Earlier, telecom operators had the only option to procure airwaves through an auction conducted by the Department of Telecom as per its own schedule.
“The government has now decided to allow trading of access spectrum as per guidelines,” an official paper said.
It is seen as an exit route for loss-making telcos and offers relief to those with a large subscriber base which need more spectrum.
As per the guidelines, a telecom operator can sell the right to use spectrum to another operator either in part or full holding at the level of telecom circle.
“All access spectrum bands earmarked for access services by the licensor (DoT) will be treated as tradable spectrum bands,” the guidelines said.
Unlike spectrum sharing, the guidelines have restricted trading to presently allocated frequencies in 800 Mhz (being used for CDMA mobile services), 900 Mhz (2G and 3G), 1800 Mhz (2G and 4G), 2100 Mhz (3G), 2300 Mhz (4G) and 2500 Mhz (4G).
However, only spectrum purchased through auction except 800 Mhz purchase in 2013 auction, or for which market rate has been paid to the government can be used for trading.
The spectrum in 2013 auction was purchased by Sistema Shyam Teleservices and the company will require to pay the difference of air wave price in 2013 and 2015 auctions.
With the transfer of spectrum, liabilities related to spectrum like network rollout and dues will get transferred to the company buying it.

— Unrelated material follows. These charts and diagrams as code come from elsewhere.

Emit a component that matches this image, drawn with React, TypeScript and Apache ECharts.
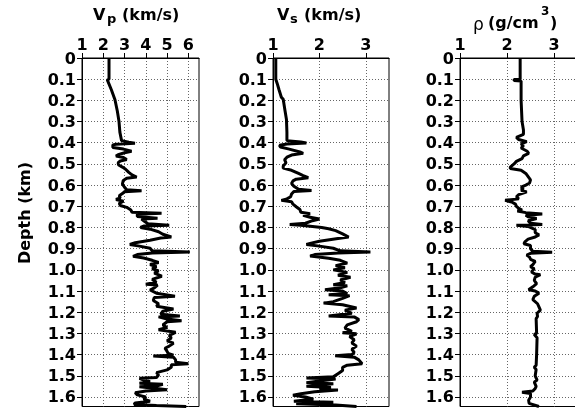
import React, { useEffect, useRef } from 'react';
import * as echarts from 'echarts';

const depthTicks = [0, 0.1, 0.2, 0.3, 0.4, 0.5, 0.6, 0.7, 0.8, 0.9, 1.0, 1.1, 1.2, 1.3, 1.4, 1.5, 1.6];
const vpTicks = [1, 2, 3, 4, 5, 6];
const vsTicks = [1, 2, 3];
const rhoTicks = [1, 2, 3];

// [depth (km), Vp (km/s)]
const vpLog = [
  [0, 2.27], [0.1, 2.27], [0.103, 2.19], [0.15, 2.38], [0.197, 2.55], [0.25, 2.66], [0.3, 2.74], [0.35, 2.78], [0.39, 2.86],
  [0.398, 3.2], [0.402, 3.49], [0.407, 2.6], [0.41, 2.45], [0.422, 2.45], [0.43, 2.95], [0.44, 3.33], [0.447, 3.0], [0.456, 2.7],
  [0.463, 2.6], [0.47, 2.95], [0.479, 3.1], [0.486, 2.8], [0.494, 2.7], [0.505, 2.72], [0.515, 2.9], [0.525, 3.05], [0.54, 3.2],
  [0.552, 3.35], [0.562, 3.57], [0.568, 3.1], [0.578, 2.94], [0.595, 2.9], [0.61, 3.0], [0.622, 3.1], [0.627, 3.8], [0.631, 3.0],
  [0.64, 2.9], [0.65, 2.75], [0.66, 2.8], [0.668, 2.6], [0.676, 2.95], [0.686, 2.75], [0.696, 2.8], [0.705, 3.1], [0.718, 3.3],
  [0.728, 3.35], [0.733, 4.74], [0.737, 3.6], [0.748, 3.6], [0.756, 4.55], [0.76, 3.8], [0.772, 3.95], [0.782, 4.1], [0.789, 5.1],
  [0.793, 3.9], [0.8, 3.75], [0.808, 4.2], [0.82, 4.6], [0.832, 4.8], [0.845, 5.2], [0.85, 4.7], [0.86, 4.2], [0.872, 3.5],
  [0.88, 3.25], [0.888, 3.7], [0.898, 4.2], [0.91, 4.3], [0.916, 6.07], [0.92, 4.3], [0.928, 3.6], [0.936, 3.4], [0.944, 3.9],
  [0.955, 4.3], [0.965, 4.6], [0.975, 4.2], [0.985, 4.5], [0.995, 4.3], [1.005, 4.6], [1.015, 4.4], [1.03, 4.75], [1.045, 4.3],
  [1.058, 4.5], [1.068, 4.0], [1.072, 4.55], [1.085, 4.4], [1.095, 4.2], [1.11, 4.5], [1.125, 5.37], [1.13, 4.4], [1.145, 4.35],
  [1.16, 4.6], [1.172, 4.5], [1.185, 5.3], [1.195, 4.8], [1.21, 4.7], [1.218, 5.6], [1.222, 4.6], [1.232, 5.0], [1.24, 5.68],
  [1.245, 5.0], [1.26, 4.8], [1.272, 5.0], [1.283, 4.6], [1.295, 5.4], [1.31, 5.1], [1.322, 5.2], [1.335, 5.0], [1.346, 5.3],
  [1.36, 5.1], [1.37, 4.9], [1.385, 5.0], [1.395, 5.05], [1.403, 5.3], [1.407, 4.35], [1.412, 5.3], [1.425, 5.4], [1.436, 5.4],
  [1.443, 6.0], [1.448, 5.2], [1.46, 5.2], [1.472, 5.0], [1.485, 4.5], [1.495, 4.6], [1.508, 4.5], [1.512, 3.7], [1.52, 3.9],
  [1.528, 4.2], [1.535, 3.7], [1.54, 4.8], [1.548, 4.5], [1.552, 3.7], [1.56, 4.5], [1.566, 5.0], [1.572, 4.0], [1.58, 3.5],
  [1.59, 3.6], [1.6, 4.0], [1.61, 3.9], [1.62, 4.2], [1.628, 3.5], [1.635, 3.45], [1.64, 4.5], [1.645, 5.9],
];

// [depth (km), Vs (km/s)]
const vsLog = [
  [0, 1.06], [0.1, 1.06], [0.12, 1.09], [0.15, 1.13], [0.185, 1.18], [0.195, 1.22], [0.25, 1.26], [0.29, 1.29], [0.35, 1.3],
  [0.39, 1.3], [0.397, 1.6], [0.401, 1.72], [0.406, 1.3], [0.412, 1.14], [0.42, 1.16], [0.43, 1.35], [0.445, 1.6], [0.45, 1.65],
  [0.458, 1.4], [0.468, 1.3], [0.48, 1.25], [0.495, 1.28], [0.51, 1.22], [0.52, 1.22], [0.53, 1.4], [0.545, 1.55], [0.555, 1.65],
  [0.565, 1.76], [0.572, 1.5], [0.58, 1.43], [0.592, 1.4], [0.605, 1.45], [0.62, 1.55], [0.625, 1.83], [0.63, 1.45], [0.642, 1.4],
  [0.655, 1.38], [0.665, 1.3], [0.672, 1.18], [0.678, 1.4], [0.69, 1.43], [0.702, 1.5], [0.715, 1.58], [0.728, 1.6], [0.735, 1.8],
  [0.742, 1.65], [0.752, 1.8], [0.76, 2.0], [0.768, 1.85], [0.78, 1.7], [0.786, 1.36], [0.79, 1.6], [0.8, 2.05], [0.806, 2.2],
  [0.815, 2.35], [0.83, 2.5], [0.845, 2.63], [0.852, 2.4], [0.865, 2.0], [0.875, 1.8], [0.88, 1.72], [0.888, 2.0], [0.898, 2.3],
  [0.91, 2.45], [0.916, 3.1], [0.92, 2.4], [0.928, 1.9], [0.935, 1.8], [0.945, 2.2], [0.955, 2.45], [0.968, 2.6], [0.98, 2.35],
  [0.99, 2.55], [1.0, 2.3], [1.012, 2.6], [1.025, 2.4], [1.035, 2.67], [1.048, 2.45], [1.06, 2.55], [1.07, 2.3], [1.075, 2.6],
  [1.085, 2.45], [1.094, 2.12], [1.1, 2.5], [1.112, 2.6], [1.118, 2.2], [1.122, 2.65], [1.135, 2.5], [1.15, 2.3], [1.157, 2.09],
  [1.165, 2.5], [1.18, 2.8], [1.19, 2.55], [1.205, 2.7], [1.218, 2.2], [1.222, 2.75], [1.235, 2.85], [1.245, 2.8], [1.26, 2.6],
  [1.275, 2.55], [1.29, 2.7], [1.297, 2.5], [1.302, 2.8], [1.315, 2.65], [1.33, 2.75], [1.345, 2.7], [1.36, 2.8], [1.375, 2.7],
  [1.39, 2.75], [1.4, 2.7], [1.406, 2.34], [1.412, 2.75], [1.425, 2.85], [1.443, 2.92], [1.45, 2.6], [1.46, 2.5], [1.475, 2.5],
  [1.49, 2.4], [1.505, 2.3], [1.51, 1.72], [1.515, 2.35], [1.525, 2.0], [1.533, 1.72], [1.538, 2.3], [1.545, 2.0], [1.55, 1.72],
  [1.555, 2.25], [1.562, 2.0], [1.567, 2.4], [1.575, 1.9], [1.585, 1.6], [1.592, 1.43], [1.6, 1.7], [1.61, 1.87], [1.62, 1.45],
  [1.625, 2.3], [1.632, 1.5], [1.638, 2.35], [1.645, 2.8],
];

// [depth (km), density (g/cm3)]
const rhoLog = [
  [0, 2.28], [0.1, 2.28], [0.102, 2.15], [0.106, 2.15], [0.108, 2.3], [0.2, 2.3], [0.3, 2.32], [0.34, 2.35], [0.36, 2.35],
  [0.375, 2.2], [0.385, 2.25], [0.395, 2.42], [0.405, 2.3], [0.415, 2.35], [0.425, 2.3], [0.44, 2.43], [0.45, 2.46], [0.462, 2.35],
  [0.475, 2.32], [0.488, 2.2], [0.5, 2.15], [0.515, 2.07], [0.522, 2.07], [0.53, 2.3], [0.545, 2.4], [0.56, 2.45], [0.575, 2.5],
  [0.59, 2.48], [0.6, 2.4], [0.61, 2.3], [0.618, 2.35], [0.625, 2.3], [0.632, 2.42], [0.645, 2.25], [0.655, 2.2], [0.665, 2.25],
  [0.672, 1.96], [0.68, 2.1], [0.69, 2.18], [0.7, 2.2], [0.71, 2.25], [0.718, 2.32], [0.722, 2.22], [0.73, 2.4], [0.736, 2.75],
  [0.742, 2.4], [0.75, 2.45], [0.758, 2.63], [0.768, 2.45], [0.78, 2.5], [0.786, 2.75], [0.79, 2.2], [0.795, 2.45], [0.81, 2.6],
  [0.825, 2.6], [0.835, 2.68], [0.845, 2.6], [0.855, 2.45], [0.868, 2.38], [0.877, 2.36], [0.885, 2.5], [0.9, 2.5], [0.912, 2.55],
  [0.917, 2.96], [0.922, 2.5], [0.93, 2.42], [0.94, 2.48], [0.95, 2.5], [0.96, 2.6], [0.975, 2.55], [0.985, 2.5], [0.995, 2.58],
  [1.01, 2.52], [1.02, 2.6], [1.023, 2.71], [1.035, 2.6], [1.05, 2.58], [1.065, 2.63], [1.08, 2.55], [1.094, 2.46], [1.1, 2.6],
  [1.11, 2.68], [1.125, 2.58], [1.14, 2.55], [1.16, 2.65], [1.175, 2.68], [1.19, 2.71], [1.205, 2.64], [1.22, 2.65], [1.23, 2.62],
  [1.3, 2.63], [1.305, 2.58], [1.32, 2.64], [1.4, 2.63], [1.45, 2.62], [1.46, 2.58], [1.47, 2.62], [1.5, 2.6], [1.52, 2.64],
  [1.53, 2.58], [1.55, 2.62], [1.56, 2.6], [1.572, 2.55], [1.578, 2.32], [1.584, 2.5], [1.6, 2.5], [1.615, 2.46], [1.63, 2.47],
  [1.645, 2.68],
];

const FONT = 'DejaVu Sans';
const DEPTH_MAX = 1.645;

const panels = [
  { left: 82, width: 117, min: 1, max: 6.5, ticks: vpTicks, log: vpLog },
  { left: 273, width: 116, min: 1, max: 3.5, ticks: vsTicks, log: vsLog },
  { left: 460, width: 117.5, min: 1, max: 3.5, ticks: rhoTicks, log: rhoLog },
];

const gridLine = { show: true, lineStyle: { color: '#666', width: 1, type: [1, 2] as any } };
const labelStyle = { fontFamily: FONT, fontWeight: 'bold' as const, fontSize: 16, color: '#000' };

function titleText(text: string, x: number, y: number, size: number, bold = true) {
  return {
    type: 'text',
    x,
    y,
    style: {
      text,
      fontFamily: FONT,
      fontWeight: bold ? 'bold' : 'normal',
      fontSize: size,
      fill: '#000',
      align: 'left',
      verticalAlign: 'middle',
    },
  };
}

export default function App() {
  const ref = useRef<HTMLDivElement>(null);
  useEffect(() => {
    document.body.style.overflow = 'hidden';
    const chart = echarts.init(ref.current!, undefined, { renderer: 'svg' });
    const option: any = {
      animation: false,
      grid: panels.map((p) => ({
        left: p.left,
        top: 58,
        width: p.width,
        height: 348.5,
        show: true,
        borderColor: '#000',
        borderWidth: 1,
        backgroundColor: 'transparent',
      })),
      xAxis: panels.map((p, i) => ({
        type: 'value',
        gridIndex: i,
        position: 'top',
        min: p.min,
        max: p.max,
        interval: 1,
        axisLine: { show: true, lineStyle: { color: '#000', width: 1 } },
        axisTick: { show: true, length: 5, lineStyle: { color: '#000' }, customValues: p.ticks },
        axisLabel: { ...labelStyle, margin: 6, customValues: p.ticks },
        splitLine: gridLine,
      })),
      yAxis: panels.map((p, i) => ({
        type: 'value',
        gridIndex: i,
        inverse: true,
        min: 0,
        max: DEPTH_MAX,
        interval: 0.1,
        axisLine: { show: true, lineStyle: { color: '#000', width: 1 } },
        axisTick: { show: true, length: 5, lineStyle: { color: '#000' }, customValues: depthTicks },
        axisLabel: {
          ...labelStyle,
          margin: 6,
          customValues: depthTicks,
          formatter: (v: number) => (v === 0 ? '0' : v.toFixed(1)),
        },
        splitLine: gridLine,
      })),
      series: panels.map((p, i) => ({
        type: 'line',
        xAxisIndex: i,
        yAxisIndex: i,
        data: p.log.map(([d, v]) => [v, d]),
        symbol: 'none',
        lineStyle: { color: '#000', width: 3 },
        clip: true,
      })),
      graphic: [
        titleText('V', 93, 14, 16),
        titleText('p', 107, 18, 13),
        titleText('(km/s)', 122, 14, 16),
        titleText('V', 277, 14, 16),
        titleText('s', 290, 18, 13),
        titleText('(km/s)', 304, 14, 16),
        titleText('ρ', 473, 24, 17, false),
        titleText('(g/cm', 488, 22, 16),
        titleText('3', 541, 11, 12),
        titleText(')', 550, 22, 16),
        {
          type: 'text',
          x: 24,
          y: 213,
          rotation: Math.PI / 2,
          style: {
            text: 'Depth (km)',
            fontFamily: FONT,
            fontWeight: 'bold',
            fontSize: 16,
            fill: '#000',
            align: 'center',
            verticalAlign: 'middle',
          },
        },
      ],
    };
    chart.setOption(option);
    return () => chart.dispose();
  }, []);
  return <div ref={ref} style={{ position: 'fixed', left: 0, top: 0, width: 580, height: 411 }} />;
}
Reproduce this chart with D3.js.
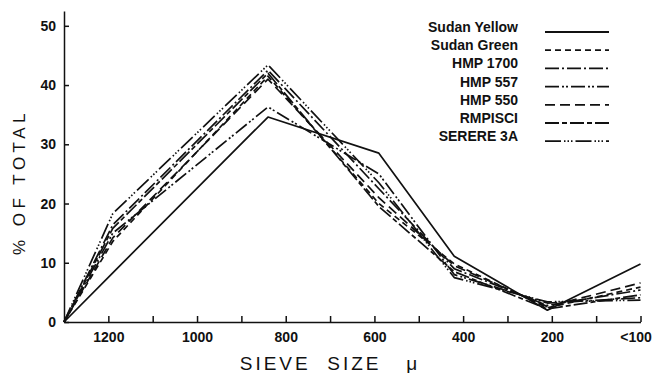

The rules made it clear that a telecom operator will be allowed to trade spectrum only after two years of acquiring it.
Despite the industry opposition, the government has decided to impose transfer fee of one per cent on entire transaction amount on the buyer.
While telecom operators will be free to decide the price at which they want to trade spectrum, the government can levy tax and other charges based on market price — which should not be less than the latest auction-determined price.
“If auction-determined prices are more than one year old, the prevailing market price shall be applied by indexing the last auction price at the rate of SBI PLR (prime lending rate),” the guidelines clarified.
The norms allow telecom operators to change their frequency spot through mutual agreements and such changes will not be treated as spectrum trading.
The move will allow telecom companies to align their frequency spots and provide high-end service at lesser cost.